2023/5/30
【内幕】40万円のヘッドセット開発に見る「アップルの迷走」
NewsPicksでは週7日毎日、世界のトレンドの背景を追うシリーズを開始しています。火曜日は「Behind the Scene(ニュースの裏側)」です。
INDEX
- アップルにとっては「危険な賭け」
- ライバル製品は揃って「不発」
- アップルらしからぬ「妥協」の産物
- ジョブズと正反対のクック
- 2つのチームの「対立」
- 遅々として進まぬ開発
- 使い道は「ユーザーまかせ」
アップルにとっては「危険な賭け」
アップルはその歴史の中で何度も、「期待外れな」既存のガジェット市場に新しい命を吹き込み、消費者向けテクノロジーを再定義してきた。
来たる6月5日、ティム・クックCEOは年次開発者会議のバーチャルステージに立ち、アップル初の複合現実(MR)ヘッドセットを披露する。

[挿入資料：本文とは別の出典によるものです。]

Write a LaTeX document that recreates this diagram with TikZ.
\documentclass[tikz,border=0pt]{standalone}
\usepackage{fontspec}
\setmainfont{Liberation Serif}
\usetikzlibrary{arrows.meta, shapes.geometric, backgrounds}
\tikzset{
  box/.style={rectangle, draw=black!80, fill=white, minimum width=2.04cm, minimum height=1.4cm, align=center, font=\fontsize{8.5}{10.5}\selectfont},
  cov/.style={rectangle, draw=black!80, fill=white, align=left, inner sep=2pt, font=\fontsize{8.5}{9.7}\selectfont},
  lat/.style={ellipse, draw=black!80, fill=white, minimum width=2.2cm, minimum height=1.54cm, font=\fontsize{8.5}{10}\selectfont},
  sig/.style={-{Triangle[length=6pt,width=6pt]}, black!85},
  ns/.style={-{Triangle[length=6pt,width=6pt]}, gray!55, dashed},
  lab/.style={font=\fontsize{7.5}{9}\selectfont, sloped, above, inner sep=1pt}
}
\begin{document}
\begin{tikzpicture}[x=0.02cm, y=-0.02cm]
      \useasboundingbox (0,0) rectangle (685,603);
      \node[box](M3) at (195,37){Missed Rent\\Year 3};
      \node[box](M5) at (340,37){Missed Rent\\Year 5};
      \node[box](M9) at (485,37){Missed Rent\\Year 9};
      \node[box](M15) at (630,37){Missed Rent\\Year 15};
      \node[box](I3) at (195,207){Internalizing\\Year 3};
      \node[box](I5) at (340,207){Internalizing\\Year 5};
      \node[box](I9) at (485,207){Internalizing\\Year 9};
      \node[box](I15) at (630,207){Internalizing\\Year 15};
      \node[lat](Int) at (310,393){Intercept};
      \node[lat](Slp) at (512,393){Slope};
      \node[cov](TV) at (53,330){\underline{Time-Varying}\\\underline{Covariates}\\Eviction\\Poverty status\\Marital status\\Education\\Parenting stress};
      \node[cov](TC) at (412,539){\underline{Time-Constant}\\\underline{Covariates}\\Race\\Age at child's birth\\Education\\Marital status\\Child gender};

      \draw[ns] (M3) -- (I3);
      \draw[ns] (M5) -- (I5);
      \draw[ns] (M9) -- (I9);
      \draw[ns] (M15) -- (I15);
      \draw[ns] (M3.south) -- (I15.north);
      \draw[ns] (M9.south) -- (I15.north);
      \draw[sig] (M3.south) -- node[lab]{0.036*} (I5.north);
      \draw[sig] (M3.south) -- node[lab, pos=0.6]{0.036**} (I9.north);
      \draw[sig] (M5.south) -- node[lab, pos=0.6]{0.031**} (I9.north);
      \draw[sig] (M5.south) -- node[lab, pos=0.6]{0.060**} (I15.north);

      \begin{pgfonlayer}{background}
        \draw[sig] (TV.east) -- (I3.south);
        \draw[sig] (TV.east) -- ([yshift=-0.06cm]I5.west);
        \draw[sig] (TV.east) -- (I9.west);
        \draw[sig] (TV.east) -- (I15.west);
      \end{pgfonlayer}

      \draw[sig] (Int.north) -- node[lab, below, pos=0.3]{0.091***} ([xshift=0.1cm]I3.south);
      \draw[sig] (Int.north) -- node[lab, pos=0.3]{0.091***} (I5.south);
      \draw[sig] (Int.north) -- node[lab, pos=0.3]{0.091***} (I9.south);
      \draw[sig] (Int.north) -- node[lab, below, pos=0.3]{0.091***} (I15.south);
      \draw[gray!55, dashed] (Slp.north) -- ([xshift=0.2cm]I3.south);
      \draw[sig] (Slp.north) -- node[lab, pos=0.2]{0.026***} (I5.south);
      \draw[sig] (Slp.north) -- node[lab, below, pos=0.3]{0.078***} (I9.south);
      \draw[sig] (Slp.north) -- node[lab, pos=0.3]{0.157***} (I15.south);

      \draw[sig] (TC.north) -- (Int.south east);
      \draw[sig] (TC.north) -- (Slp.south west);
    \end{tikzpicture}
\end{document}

同社がこれまで音楽プレーヤー、スマートフォン、スマートウォッチなどに対してやってきたのと同じように、MR市場に新風を巻き起こそうというのだ。
だが、同社のこれまでの実績にもかかわらず、この新製品をめぐっては懐疑的な目を向ける人が少なくない。
新製品の名称は「Reality」。OSは新しい「xrOS」で、価格3000ドル(約42万円)ほどで売り出される見込みだ。
ヘッドセット市場では、これまで複数のテック大手や資金力のあるスタートアップが巨額を投じてきたが、いまだブレイクするような製品は誕生していない。
アップル社のヘッドセットの開発は、実に7年に及んだ。そのプロセスに詳しい関係者らによると、最終的な製品の形は、クックの当初のビジョンから大きく逸脱しているという。
もともとは、一日中かけていても邪魔にならないメガネのようなイメージだったが、最終的にスキーのゴーグルのような形態になり、しかもバッテリーパックが別途必要になった。